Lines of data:
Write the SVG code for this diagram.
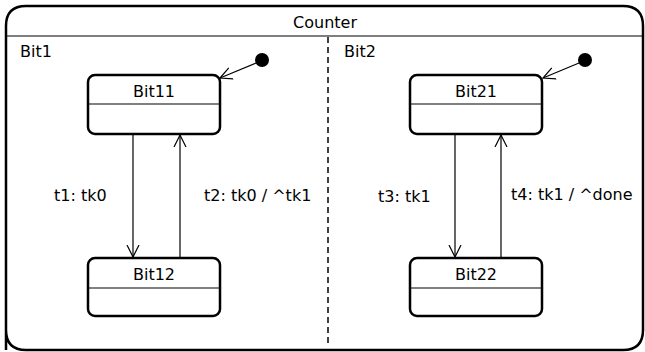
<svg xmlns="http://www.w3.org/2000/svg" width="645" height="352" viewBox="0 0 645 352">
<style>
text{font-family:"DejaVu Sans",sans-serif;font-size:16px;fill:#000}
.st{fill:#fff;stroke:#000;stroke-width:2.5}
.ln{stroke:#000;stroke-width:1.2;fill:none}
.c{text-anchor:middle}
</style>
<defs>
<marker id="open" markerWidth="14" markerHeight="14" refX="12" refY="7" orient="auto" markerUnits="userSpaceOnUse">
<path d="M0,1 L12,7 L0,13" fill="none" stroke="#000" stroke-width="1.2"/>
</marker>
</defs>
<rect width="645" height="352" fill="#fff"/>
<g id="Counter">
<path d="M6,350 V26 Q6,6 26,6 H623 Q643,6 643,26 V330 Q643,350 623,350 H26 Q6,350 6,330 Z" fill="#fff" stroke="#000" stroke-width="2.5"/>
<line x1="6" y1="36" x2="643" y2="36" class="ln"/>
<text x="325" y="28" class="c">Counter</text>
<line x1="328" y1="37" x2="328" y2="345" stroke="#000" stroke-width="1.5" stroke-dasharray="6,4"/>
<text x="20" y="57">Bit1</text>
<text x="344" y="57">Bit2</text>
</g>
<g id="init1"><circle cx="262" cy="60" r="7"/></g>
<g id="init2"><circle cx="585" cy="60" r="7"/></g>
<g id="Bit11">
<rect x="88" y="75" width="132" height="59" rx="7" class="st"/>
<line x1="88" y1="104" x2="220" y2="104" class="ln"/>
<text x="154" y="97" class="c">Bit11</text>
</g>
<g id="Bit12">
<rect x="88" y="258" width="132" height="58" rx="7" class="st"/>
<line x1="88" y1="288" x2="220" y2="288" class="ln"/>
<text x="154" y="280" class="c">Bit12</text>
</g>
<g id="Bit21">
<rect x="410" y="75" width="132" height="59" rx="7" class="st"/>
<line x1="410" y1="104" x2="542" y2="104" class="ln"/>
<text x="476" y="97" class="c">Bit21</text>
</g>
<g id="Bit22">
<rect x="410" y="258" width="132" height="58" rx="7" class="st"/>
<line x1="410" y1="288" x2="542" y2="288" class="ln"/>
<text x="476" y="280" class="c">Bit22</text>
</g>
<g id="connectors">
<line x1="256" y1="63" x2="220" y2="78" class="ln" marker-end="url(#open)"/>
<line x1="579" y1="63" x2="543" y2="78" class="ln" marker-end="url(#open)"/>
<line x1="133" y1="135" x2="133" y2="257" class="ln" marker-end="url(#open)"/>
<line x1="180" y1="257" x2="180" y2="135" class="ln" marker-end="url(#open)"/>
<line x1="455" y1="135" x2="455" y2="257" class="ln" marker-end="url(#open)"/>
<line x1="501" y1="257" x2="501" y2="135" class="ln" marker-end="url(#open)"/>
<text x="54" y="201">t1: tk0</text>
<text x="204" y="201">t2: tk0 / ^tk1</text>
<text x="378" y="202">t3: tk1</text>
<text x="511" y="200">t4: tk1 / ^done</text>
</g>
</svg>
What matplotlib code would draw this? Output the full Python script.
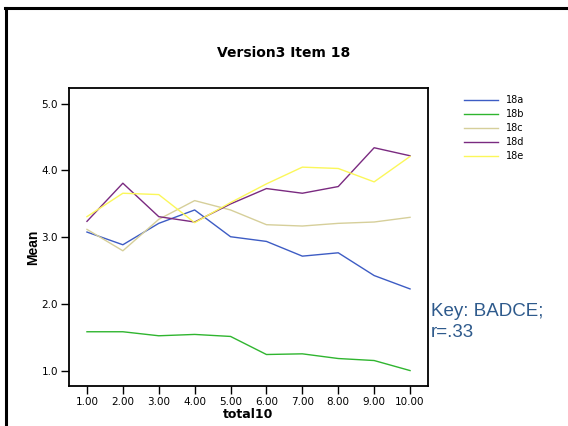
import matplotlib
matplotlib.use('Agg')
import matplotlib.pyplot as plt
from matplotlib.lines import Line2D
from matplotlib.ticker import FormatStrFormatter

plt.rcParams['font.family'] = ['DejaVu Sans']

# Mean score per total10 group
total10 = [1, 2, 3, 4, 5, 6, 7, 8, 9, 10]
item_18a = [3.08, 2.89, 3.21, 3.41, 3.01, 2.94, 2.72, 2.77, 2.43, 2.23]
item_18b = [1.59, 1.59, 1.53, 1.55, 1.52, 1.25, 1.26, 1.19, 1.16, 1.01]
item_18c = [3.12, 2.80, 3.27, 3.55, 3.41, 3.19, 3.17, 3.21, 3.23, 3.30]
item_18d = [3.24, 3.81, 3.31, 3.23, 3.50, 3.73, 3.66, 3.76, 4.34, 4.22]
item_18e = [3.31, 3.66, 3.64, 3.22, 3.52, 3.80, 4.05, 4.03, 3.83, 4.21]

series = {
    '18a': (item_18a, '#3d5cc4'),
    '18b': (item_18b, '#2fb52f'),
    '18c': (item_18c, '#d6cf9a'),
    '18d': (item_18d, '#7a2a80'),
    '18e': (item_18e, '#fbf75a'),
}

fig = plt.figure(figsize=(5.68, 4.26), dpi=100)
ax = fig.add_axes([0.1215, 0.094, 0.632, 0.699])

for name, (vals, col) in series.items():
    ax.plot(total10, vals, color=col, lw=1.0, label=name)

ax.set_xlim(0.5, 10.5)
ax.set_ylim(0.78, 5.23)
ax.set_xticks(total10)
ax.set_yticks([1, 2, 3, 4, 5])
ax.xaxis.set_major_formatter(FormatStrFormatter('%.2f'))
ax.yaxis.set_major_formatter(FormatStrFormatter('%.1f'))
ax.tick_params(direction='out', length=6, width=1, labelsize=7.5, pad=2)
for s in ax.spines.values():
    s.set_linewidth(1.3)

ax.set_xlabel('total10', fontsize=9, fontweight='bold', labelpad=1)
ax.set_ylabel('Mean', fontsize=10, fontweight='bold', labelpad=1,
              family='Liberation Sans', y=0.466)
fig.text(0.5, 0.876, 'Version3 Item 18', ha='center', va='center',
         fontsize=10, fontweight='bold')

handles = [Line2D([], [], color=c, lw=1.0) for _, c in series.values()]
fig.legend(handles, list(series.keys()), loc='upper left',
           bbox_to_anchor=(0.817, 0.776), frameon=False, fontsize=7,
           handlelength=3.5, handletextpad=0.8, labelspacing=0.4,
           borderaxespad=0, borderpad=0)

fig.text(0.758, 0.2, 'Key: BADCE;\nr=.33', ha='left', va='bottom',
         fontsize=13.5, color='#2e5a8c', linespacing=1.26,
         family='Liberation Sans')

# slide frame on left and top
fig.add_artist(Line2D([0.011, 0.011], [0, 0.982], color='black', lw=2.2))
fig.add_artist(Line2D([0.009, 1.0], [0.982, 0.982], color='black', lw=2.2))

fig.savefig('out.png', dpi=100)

==

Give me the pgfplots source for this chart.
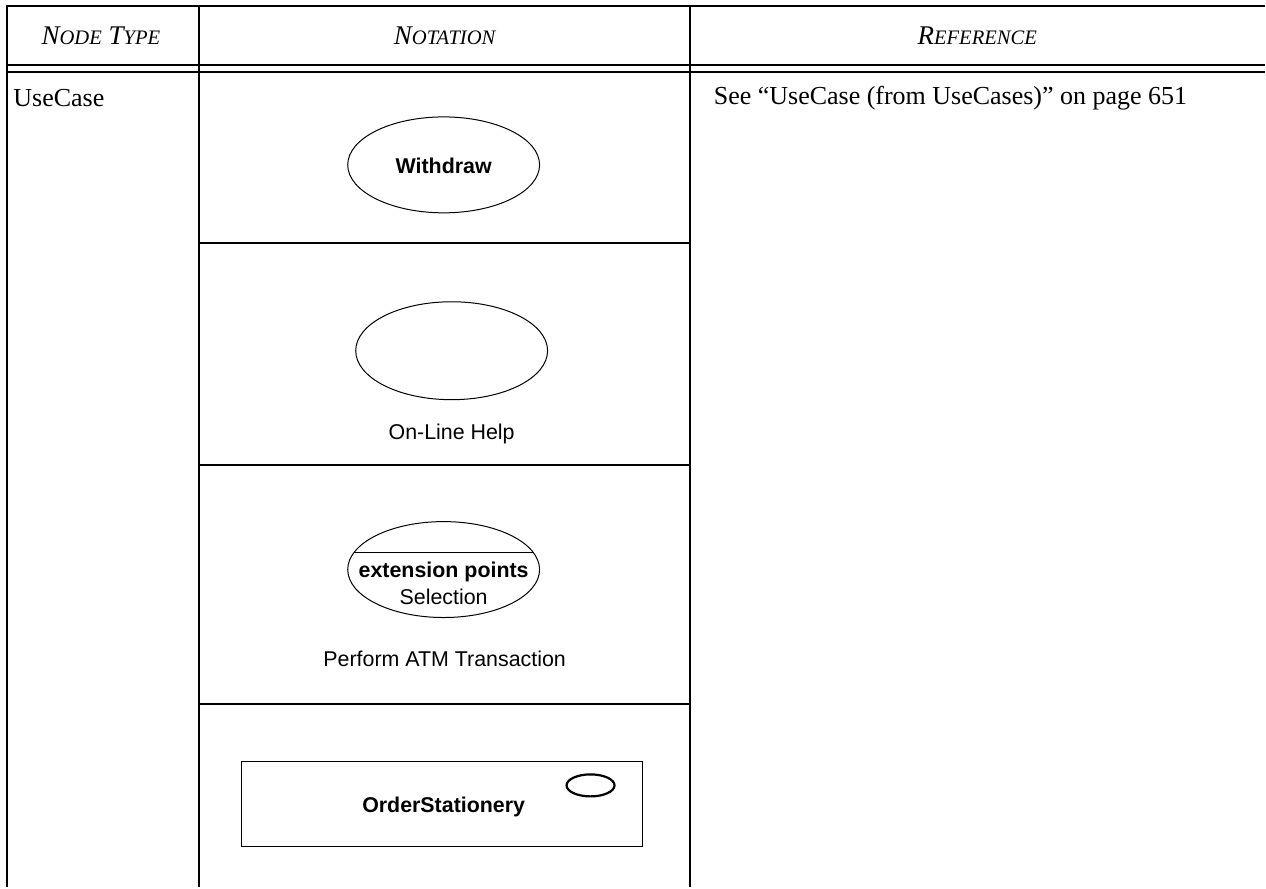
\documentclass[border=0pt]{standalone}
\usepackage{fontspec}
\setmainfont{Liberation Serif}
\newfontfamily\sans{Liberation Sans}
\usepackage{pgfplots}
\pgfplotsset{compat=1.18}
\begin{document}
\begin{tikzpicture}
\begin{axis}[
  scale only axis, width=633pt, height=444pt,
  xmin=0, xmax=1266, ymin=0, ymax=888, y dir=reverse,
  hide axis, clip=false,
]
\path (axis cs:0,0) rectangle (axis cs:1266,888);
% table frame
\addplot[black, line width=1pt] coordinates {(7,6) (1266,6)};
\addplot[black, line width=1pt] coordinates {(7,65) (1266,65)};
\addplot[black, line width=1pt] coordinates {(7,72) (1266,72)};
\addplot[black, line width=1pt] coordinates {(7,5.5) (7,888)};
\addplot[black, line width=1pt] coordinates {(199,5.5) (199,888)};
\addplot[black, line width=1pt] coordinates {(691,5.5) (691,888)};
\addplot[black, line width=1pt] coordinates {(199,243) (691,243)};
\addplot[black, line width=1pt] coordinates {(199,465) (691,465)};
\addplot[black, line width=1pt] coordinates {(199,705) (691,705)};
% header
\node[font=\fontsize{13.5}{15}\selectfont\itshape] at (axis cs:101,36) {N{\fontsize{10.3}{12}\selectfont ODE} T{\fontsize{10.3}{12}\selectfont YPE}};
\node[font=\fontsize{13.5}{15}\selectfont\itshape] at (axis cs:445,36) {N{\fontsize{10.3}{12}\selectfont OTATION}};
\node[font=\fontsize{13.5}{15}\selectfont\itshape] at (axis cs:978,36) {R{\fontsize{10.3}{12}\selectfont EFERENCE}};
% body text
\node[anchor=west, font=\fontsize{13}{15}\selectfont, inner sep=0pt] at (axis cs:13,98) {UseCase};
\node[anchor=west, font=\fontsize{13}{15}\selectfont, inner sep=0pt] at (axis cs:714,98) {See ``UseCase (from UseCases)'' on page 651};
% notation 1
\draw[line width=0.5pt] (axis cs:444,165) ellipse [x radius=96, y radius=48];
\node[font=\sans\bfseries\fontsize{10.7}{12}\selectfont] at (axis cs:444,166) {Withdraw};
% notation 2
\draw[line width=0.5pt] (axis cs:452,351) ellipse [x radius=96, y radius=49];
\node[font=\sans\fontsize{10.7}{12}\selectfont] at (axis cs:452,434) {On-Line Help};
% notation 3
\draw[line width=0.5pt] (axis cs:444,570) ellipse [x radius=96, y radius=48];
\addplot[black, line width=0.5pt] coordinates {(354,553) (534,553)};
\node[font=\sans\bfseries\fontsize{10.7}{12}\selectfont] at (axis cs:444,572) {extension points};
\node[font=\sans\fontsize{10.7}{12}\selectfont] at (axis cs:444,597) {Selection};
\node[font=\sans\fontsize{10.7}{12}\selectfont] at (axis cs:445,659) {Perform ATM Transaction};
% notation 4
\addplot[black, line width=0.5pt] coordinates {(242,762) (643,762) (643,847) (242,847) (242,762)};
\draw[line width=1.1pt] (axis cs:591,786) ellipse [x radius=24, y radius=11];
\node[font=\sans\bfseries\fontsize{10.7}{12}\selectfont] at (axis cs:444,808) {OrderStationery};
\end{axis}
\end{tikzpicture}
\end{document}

**Written instruction**
Set down, without pictures, the lines between the line holding "What matplotlib code" and the line holding "plt.rcParams['font.family'] = ['DejaVu Sans']", both inclusive.

**Full output**
What matplotlib code would draw this? Output the full Python script.
import matplotlib
matplotlib.use('Agg')
import matplotlib.pyplot as plt
from matplotlib.lines import Line2D
from matplotlib.ticker import FormatStrFormatter

plt.rcParams['font.family'] = ['DejaVu Sans']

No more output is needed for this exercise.